INFORMATION SHOWN:

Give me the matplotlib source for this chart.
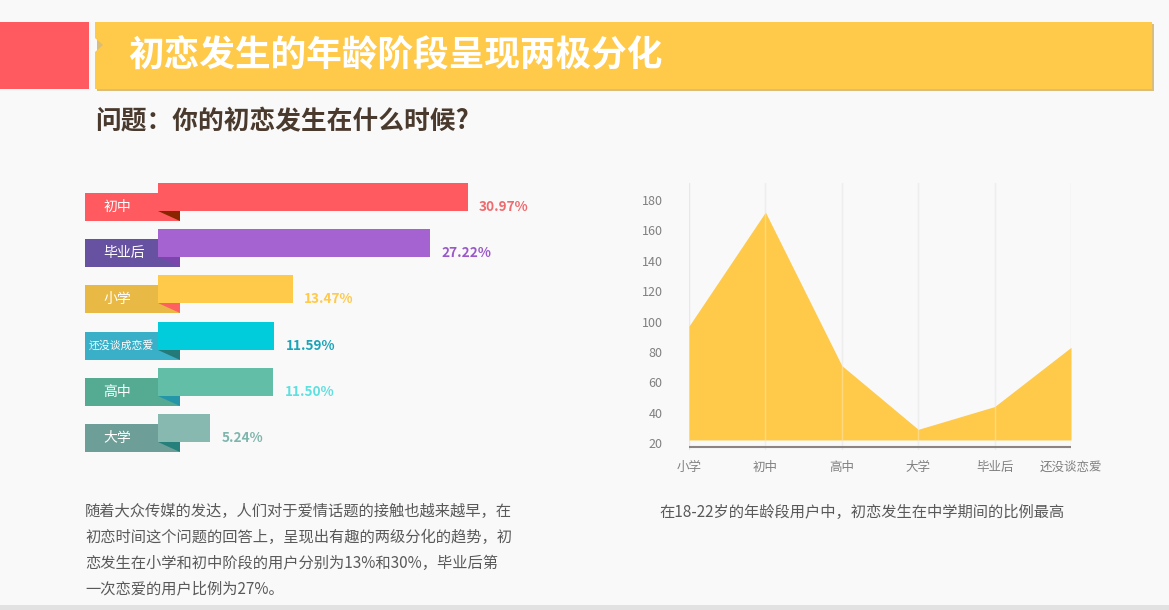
import matplotlib
matplotlib.use("Agg")
import matplotlib.pyplot as plt
from matplotlib.patches import Rectangle, Polygon

plt.rcParams['font.family'] = ['Noto Sans CJK SC', 'DejaVu Sans']

# ---------------- data ----------------
bar_labels = ['初中', '毕业后', '小学', '还没谈成恋爱', '高中', '大学']
bar_values = [30.97, 27.22, 13.47, 11.59, 11.50, 5.24]
bar_colors = ['#ff5a5f', '#a463d1', '#ffc94a', '#00ccdc', '#62bea6', '#88b9b0']
tab_colors = ['#ff5a5f', '#6752a2', '#e9b945', '#3aafc8', '#55aa92', '#6e9e98']
fold_colors = ['#8b2500', '#7c45ad', '#ff6060', '#247a78', '#2596a8', '#257f7a']
value_colors = ['#ee6a6e', '#9a58c8', '#ffc94a', '#1ba3b8', '#5ee0e0', '#7fb5ad']

area_categories = ['小学', '初中', '高中', '大学', '毕业后', '还没谈恋爱']
area_values = [97, 172, 71, 29, 44, 83]
area_yticks = [20, 40, 60, 80, 100, 120, 140, 160, 180]

title = '初恋发生的年龄阶段呈现两极分化'
subtitle = '问题：你的初恋发生在什么时候?'
left_text = ['随着大众传媒的发达，人们对于爱情话题的接触也越来越早，在',
             '初恋时间这个问题的回答上，呈现出有趣的两级分化的趋势，初',
             '恋发生在小学和初中阶段的用户分别为13%和30%，毕业后第',
             '一次恋爱的用户比例为27%。']
right_text = '在18-22岁的年龄段用户中，初恋发生在中学期间的比例最高'

W, H = 1169, 610
fig = plt.figure(figsize=(W / 100, H / 100), dpi=100, facecolor='#f9f9f9')

# ---------------- background / header (pixel coords) ----------------
bg = fig.add_axes([0, 0, 1, 1], zorder=0)
bg.set_xlim(0, W)
bg.set_ylim(H, 0)
bg.axis('off')
bg.set_facecolor('#f9f9f9')

bg.add_patch(Rectangle((0, 605), W, 5, color='#e2e2e2', lw=0))
bg.add_patch(Rectangle((0, 22), 89, 67, color='#ff5a5f', lw=0))
# banner shadow
bg.add_patch(Rectangle((97, 24), 1057, 67, color='#d9bd78', lw=0))
bg.add_patch(Polygon([(95, 22), (1152, 22), (1152, 89), (95, 89), (95, 52),
                      (103, 45), (95, 38)], closed=True, color='#ffc94a', lw=0))
bg.text(128, 56, title, color='white', fontsize=25.7, fontweight='bold',
        va='center', ha='left')
bg.text(95, 122, subtitle, color='#4a3a2e', fontsize=18.5, fontweight='bold',
        va='center', ha='left')

for i, line in enumerate(left_text):
    bg.text(85, 511 + i * 26, line, color='#595959', fontsize=11,
            va='center', ha='left')
bg.text(659, 512, right_text, color='#595959', fontsize=11, va='center', ha='left')

# ---------------- ribbon bar chart ----------------
ax = fig.add_axes([85 / W, (H - 460) / H, 473 / W, 290 / H], zorder=2)
ax.set_xlim(-7.3, 40.0)
ax.set_ylim(5.693, -0.584)
ax.axis('off')
bh = 0.606
off = 0.216
tab_left, tab_right = -7.3, 2.2
for i, (lab, v) in enumerate(zip(bar_labels, bar_values)):
    t_top = i - bh / 2 + off
    ax.add_patch(Rectangle((tab_left, t_top), tab_right - tab_left, bh,
                           color=tab_colors[i], lw=0, zorder=1))
    ax.add_patch(Polygon([(0, i + bh / 2), (tab_right, i + bh / 2),
                          (tab_right, t_top + bh)], closed=True,
                         color=fold_colors[i], lw=0, zorder=2))
    ax.barh(i, v, height=bh, left=0, color=bar_colors[i], lw=0, zorder=3)
    fs = 7.8 if len(lab) > 3 else 10
    lx = -6.9 if len(lab) > 3 else -5.45
    ax.text(lx, i + off, lab, color='white', fontsize=fs, va='center',
            ha='left', zorder=4)
    ax.text(v + 1.15, i + off, f'{v:.2f}%', color=value_colors[i],
            fontsize=9.8, fontweight='bold', va='center', ha='left', zorder=4)

# ---------------- area chart ----------------
ax2 = fig.add_axes([689 / W, (H - 450) / H, (1071 - 689) / W, 267 / H], zorder=2)
ax2.set_facecolor('none')
x = list(range(len(area_categories)))
ax2.set_xlim(0, len(x) - 1)
ax2.set_ylim(15.4, 191.2)
for xi in x:
    ax2.axvline(xi, color='#e8e8e8', lw=1, zorder=0)
ax2.fill_between(x, 22, area_values, color='#ffc94a', lw=0, zorder=1)
for xi in x[1:-1]:
    ax2.axvline(xi, color='white', lw=1, alpha=0.3, zorder=2)
ax2.axhline(17.4, color='#8c8480', lw=1.5, zorder=3)
ax2.set_xticks(x)
ax2.set_xticklabels(area_categories)
ax2.set_yticks(area_yticks)
ax2.tick_params(axis='both', length=0, colors='#808080', labelsize=9)
ax2.tick_params(axis='y', pad=19)
ax2.tick_params(axis='x', pad=8)
for s in ax2.spines.values():
    s.set_visible(False)

fig.savefig('out.png', dpi=100, facecolor=fig.get_facecolor())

WHAT YOU NEED TO DO:
Without the pictures, please reproduce each line of the listing above exactly, from the first one through the line bearing "plt.rcParams['font.family'] = ['Noto".

RESPONSE FOR THIS EXERCISE:
Give me the matplotlib source for this chart.
import matplotlib
matplotlib.use("Agg")
import matplotlib.pyplot as plt
from matplotlib.patches import Rectangle, Polygon

plt.rcParams['font.family'] = ['Noto Sans CJK SC', 'DejaVu Sans']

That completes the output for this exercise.